Dalam konteks zaman dahulu, berpikir merupakan suatu cara untuk berkomunikasi dengab sang Pencipta. Mereka berpandangan bahwa berpikir berarti melakukan komunikasi dengan Hyang Widhi. Berpikir adalah suatu langkah dan cara menyadari kehidupan dan bukan justru melupakannya. Lalu, mereka mengusahakan proses berpikir menjadi suatu proses dan ritual yang tidak hanya berkesadaran rasional. Inilah berpikir yang juga melibatkan sub-consious ataupun supra-conscious : berpikir dalam dua siai dan dua pola, otak kanan yang non-verbal dan otak kiri yang rasional.
Dalam dunia modern, berpikir seringkali hanya dianggap sebagai sesuatu yang rasional.
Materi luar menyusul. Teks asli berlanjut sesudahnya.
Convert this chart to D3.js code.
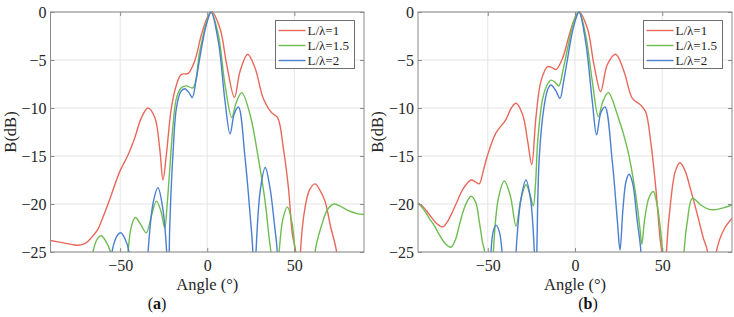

Orang modern menganggap berpikir adalah proses yang terjadi begitu saja dan tidak terlalu perlu disadari detailnya. Bahkan orang teramat bangga bila merasa dirinya adalah manusia yang sepenuhnya berpikir secara otomatis dan mekanis kita berpikir, semakin modern pulalah kita. Berpikir juga dilupakan sebagai gambaran kehidupan dan eksistensi kehidupan itu sendiri. Dengan berpikir seperti itu, manusia kehilangan wajah aslinya. Manusia hanya menjadi sebuah manusia dan bukan seorang manusia.
Dalam bahasa Jawa, dikenal ungkapan "nguwongke wong" memanusiakan manusia atau mengorangkan orang. Ungkapan ini menggambarkan bahwa sesungguhnya banyak orang yang belum jadi orang dan betul-betul manusia. Manusia perlu di-manusia-kan lagi agar kehidupan menjadi sebuah kualitas, bukan sekedar tampilan fisik dan materi yang berbentuk manusia yang bisa bergerak, bernapas, dan doyan makan.